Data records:
□ □ □ □ □ □ □
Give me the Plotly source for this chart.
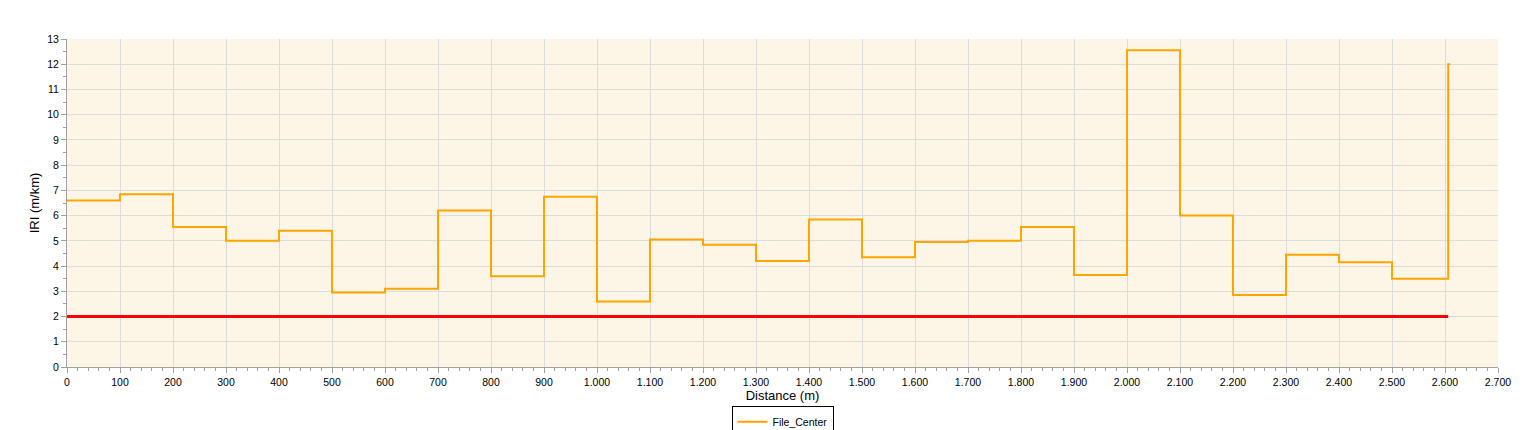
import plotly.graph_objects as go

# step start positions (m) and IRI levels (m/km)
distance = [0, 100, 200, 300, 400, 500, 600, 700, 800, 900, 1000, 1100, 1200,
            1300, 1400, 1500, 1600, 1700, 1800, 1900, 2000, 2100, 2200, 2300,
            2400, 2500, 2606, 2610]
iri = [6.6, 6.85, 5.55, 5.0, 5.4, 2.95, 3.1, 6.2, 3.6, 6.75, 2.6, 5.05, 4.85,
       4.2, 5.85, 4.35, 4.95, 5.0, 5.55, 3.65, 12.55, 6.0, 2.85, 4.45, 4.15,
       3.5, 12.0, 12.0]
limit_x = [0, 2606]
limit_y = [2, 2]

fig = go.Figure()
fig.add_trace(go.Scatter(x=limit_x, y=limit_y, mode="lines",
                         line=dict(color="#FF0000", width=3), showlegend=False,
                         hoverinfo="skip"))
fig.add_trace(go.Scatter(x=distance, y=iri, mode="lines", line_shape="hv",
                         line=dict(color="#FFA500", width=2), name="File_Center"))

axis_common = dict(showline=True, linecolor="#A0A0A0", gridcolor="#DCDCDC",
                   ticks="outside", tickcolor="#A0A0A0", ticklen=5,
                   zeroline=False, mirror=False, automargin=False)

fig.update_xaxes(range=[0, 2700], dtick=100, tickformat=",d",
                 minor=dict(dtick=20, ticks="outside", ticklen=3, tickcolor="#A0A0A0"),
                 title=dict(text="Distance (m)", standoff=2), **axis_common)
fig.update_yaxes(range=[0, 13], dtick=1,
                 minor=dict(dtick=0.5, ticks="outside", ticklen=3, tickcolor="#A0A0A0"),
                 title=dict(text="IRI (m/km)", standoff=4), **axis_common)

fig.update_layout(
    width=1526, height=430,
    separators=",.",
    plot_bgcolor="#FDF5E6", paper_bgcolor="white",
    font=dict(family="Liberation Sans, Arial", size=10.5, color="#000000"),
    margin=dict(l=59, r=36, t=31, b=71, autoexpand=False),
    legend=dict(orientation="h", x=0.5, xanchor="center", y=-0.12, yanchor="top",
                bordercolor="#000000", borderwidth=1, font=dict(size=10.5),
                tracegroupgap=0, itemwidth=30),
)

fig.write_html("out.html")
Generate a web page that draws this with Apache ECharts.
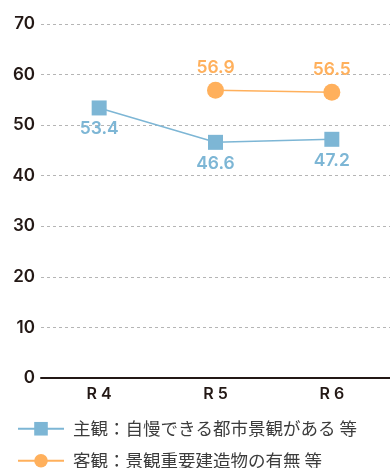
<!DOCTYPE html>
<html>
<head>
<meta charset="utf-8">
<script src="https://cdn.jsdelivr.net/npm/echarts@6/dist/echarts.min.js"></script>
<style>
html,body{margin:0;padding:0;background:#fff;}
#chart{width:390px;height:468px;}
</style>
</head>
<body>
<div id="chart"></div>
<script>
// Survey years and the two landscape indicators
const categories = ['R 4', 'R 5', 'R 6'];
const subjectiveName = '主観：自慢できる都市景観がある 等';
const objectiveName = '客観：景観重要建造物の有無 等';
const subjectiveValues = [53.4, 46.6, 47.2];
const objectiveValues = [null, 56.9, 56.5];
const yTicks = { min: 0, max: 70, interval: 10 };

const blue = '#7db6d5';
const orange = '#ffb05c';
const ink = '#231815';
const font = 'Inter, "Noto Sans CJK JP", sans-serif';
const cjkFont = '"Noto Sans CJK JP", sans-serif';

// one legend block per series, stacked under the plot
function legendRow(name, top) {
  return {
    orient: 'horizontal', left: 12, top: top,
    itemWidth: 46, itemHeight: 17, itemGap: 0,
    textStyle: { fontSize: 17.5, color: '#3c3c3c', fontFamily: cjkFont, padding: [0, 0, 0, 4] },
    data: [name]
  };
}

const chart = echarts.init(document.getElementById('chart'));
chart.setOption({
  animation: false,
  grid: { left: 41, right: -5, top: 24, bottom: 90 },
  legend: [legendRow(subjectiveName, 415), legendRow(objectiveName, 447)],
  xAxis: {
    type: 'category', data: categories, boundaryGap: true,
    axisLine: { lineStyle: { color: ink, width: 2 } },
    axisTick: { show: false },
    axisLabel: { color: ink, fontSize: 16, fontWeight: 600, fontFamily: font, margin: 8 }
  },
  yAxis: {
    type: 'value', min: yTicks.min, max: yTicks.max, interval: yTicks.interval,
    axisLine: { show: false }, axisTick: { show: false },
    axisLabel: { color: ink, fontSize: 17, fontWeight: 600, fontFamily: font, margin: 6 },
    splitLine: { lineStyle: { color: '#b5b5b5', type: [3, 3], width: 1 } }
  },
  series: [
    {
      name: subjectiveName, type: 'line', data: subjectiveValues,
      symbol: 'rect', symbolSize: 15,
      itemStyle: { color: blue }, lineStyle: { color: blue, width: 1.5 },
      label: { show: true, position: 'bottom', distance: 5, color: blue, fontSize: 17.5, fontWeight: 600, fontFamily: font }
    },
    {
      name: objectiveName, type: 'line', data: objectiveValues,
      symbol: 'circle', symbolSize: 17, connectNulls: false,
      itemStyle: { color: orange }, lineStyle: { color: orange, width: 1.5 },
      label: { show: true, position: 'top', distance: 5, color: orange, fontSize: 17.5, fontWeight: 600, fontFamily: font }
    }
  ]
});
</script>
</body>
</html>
□ □ □ □ □ □ □
**Exercise prompt**
Output the data above without changes, apart from leaving out the pictures.

**Task solution**
Give me the Plotly source for this chart.
import plotly.graph_objects as go

# step start positions (m) and IRI levels (m/km)
distance = [0, 100, 200, 300, 400, 500, 600, 700, 800, 900, 1000, 1100, 1200,
            1300, 1400, 1500, 1600, 1700, 1800, 1900, 2000, 2100, 2200, 2300,
            2400, 2500, 2606, 2610]
iri = [6.6, 6.85, 5.55, 5.0, 5.4, 2.95, 3.1, 6.2, 3.6, 6.75, 2.6, 5.05, 4.85,
       4.2, 5.85, 4.35, 4.95, 5.0, 5.55, 3.65, 12.55, 6.0, 2.85, 4.45, 4.15,
       3.5, 12.0, 12.0]
limit_x = [0, 2606]
limit_y = [2, 2]

fig = go.Figure()
fig.add_trace(go.Scatter(x=limit_x, y=limit_y, mode="lines",
                         line=dict(color="#FF0000", width=3), showlegend=False,
                         hoverinfo="skip"))
fig.add_trace(go.Scatter(x=distance, y=iri, mode="lines", line_shape="hv",
                         line=dict(color="#FFA500", width=2), name="File_Center"))

axis_common = dict(showline=True, linecolor="#A0A0A0", gridcolor="#DCDCDC",
                   ticks="outside", tickcolor="#A0A0A0", ticklen=5,
                   zeroline=False, mirror=False, automargin=False)

fig.update_xaxes(range=[0, 2700], dtick=100, tickformat=",d",
                 minor=dict(dtick=20, ticks="outside", ticklen=3, tickcolor="#A0A0A0"),
                 title=dict(text="Distance (m)", standoff=2), **axis_common)
fig.update_yaxes(range=[0, 13], dtick=1,
                 minor=dict(dtick=0.5, ticks="outside", ticklen=3, tickcolor="#A0A0A0"),
                 title=dict(text="IRI (m/km)", standoff=4), **axis_common)

fig.update_layout(
    width=1526, height=430,
    separators=",.",
    plot_bgcolor="#FDF5E6", paper_bgcolor="white",
    font=dict(family="Liberation Sans, Arial", size=10.5, color="#000000"),
    margin=dict(l=59, r=36, t=31, b=71, autoexpand=False),
    legend=dict(orientation="h", x=0.5, xanchor="center", y=-0.12, yanchor="top",
                bordercolor="#000000", borderwidth=1, font=dict(size=10.5),
                tracegroupgap=0, itemwidth=30),
)

fig.write_html("out.html")
Generate a web page that draws this with Apache ECharts.
<!DOCTYPE html>
<html>
<head>
<meta charset="utf-8">
<script src="https://cdn.jsdelivr.net/npm/echarts@6/dist/echarts.min.js"></script>
<style>
html,body{margin:0;padding:0;background:#fff;}
#chart{width:390px;height:468px;}
</style>
</head>
<body>
<div id="chart"></div>
<script>
// Survey years and the two landscape indicators
const categories = ['R 4', 'R 5', 'R 6'];
const subjectiveName = '主観：自慢できる都市景観がある 等';
const objectiveName = '客観：景観重要建造物の有無 等';
const subjectiveValues = [53.4, 46.6, 47.2];
const objectiveValues = [null, 56.9, 56.5];
const yTicks = { min: 0, max: 70, interval: 10 };

const blue = '#7db6d5';
const orange = '#ffb05c';
const ink = '#231815';
const font = 'Inter, "Noto Sans CJK JP", sans-serif';
const cjkFont = '"Noto Sans CJK JP", sans-serif';

// one legend block per series, stacked under the plot
function legendRow(name, top) {
  return {
    orient: 'horizontal', left: 12, top: top,
    itemWidth: 46, itemHeight: 17, itemGap: 0,
    textStyle: { fontSize: 17.5, color: '#3c3c3c', fontFamily: cjkFont, padding: [0, 0, 0, 4] },
    data: [name]
  };
}

const chart = echarts.init(document.getElementById('chart'));
chart.setOption({
  animation: false,
  grid: { left: 41, right: -5, top: 24, bottom: 90 },
  legend: [legendRow(subjectiveName, 415), legendRow(objectiveName, 447)],
  xAxis: {
    type: 'category', data: categories, boundaryGap: true,
    axisLine: { lineStyle: { color: ink, width: 2 } },
    axisTick: { show: false },
    axisLabel: { color: ink, fontSize: 16, fontWeight: 600, fontFamily: font, margin: 8 }
  },
  yAxis: {
    type: 'value', min: yTicks.min, max: yTicks.max, interval: yTicks.interval,
    axisLine: { show: false }, axisTick: { show: false },
    axisLabel: { color: ink, fontSize: 17, fontWeight: 600, fontFamily: font, margin: 6 },
    splitLine: { lineStyle: { color: '#b5b5b5', type: [3, 3], width: 1 } }
  },
  series: [
    {
      name: subjectiveName, type: 'line', data: subjectiveValues,
      symbol: 'rect', symbolSize: 15,
      itemStyle: { color: blue }, lineStyle: { color: blue, width: 1.5 },
      label: { show: true, position: 'bottom', distance: 5, color: blue, fontSize: 17.5, fontWeight: 600, fontFamily: font }
    },
    {
      name: objectiveName, type: 'line', data: objectiveValues,
      symbol: 'circle', symbolSize: 17, connectNulls: false,
      itemStyle: { color: orange }, lineStyle: { color: orange, width: 1.5 },
      label: { show: true, position: 'top', distance: 5, color: orange, fontSize: 17.5, fontWeight: 600, fontFamily: font }
    }
  ]
});
</script>
</body>
</html>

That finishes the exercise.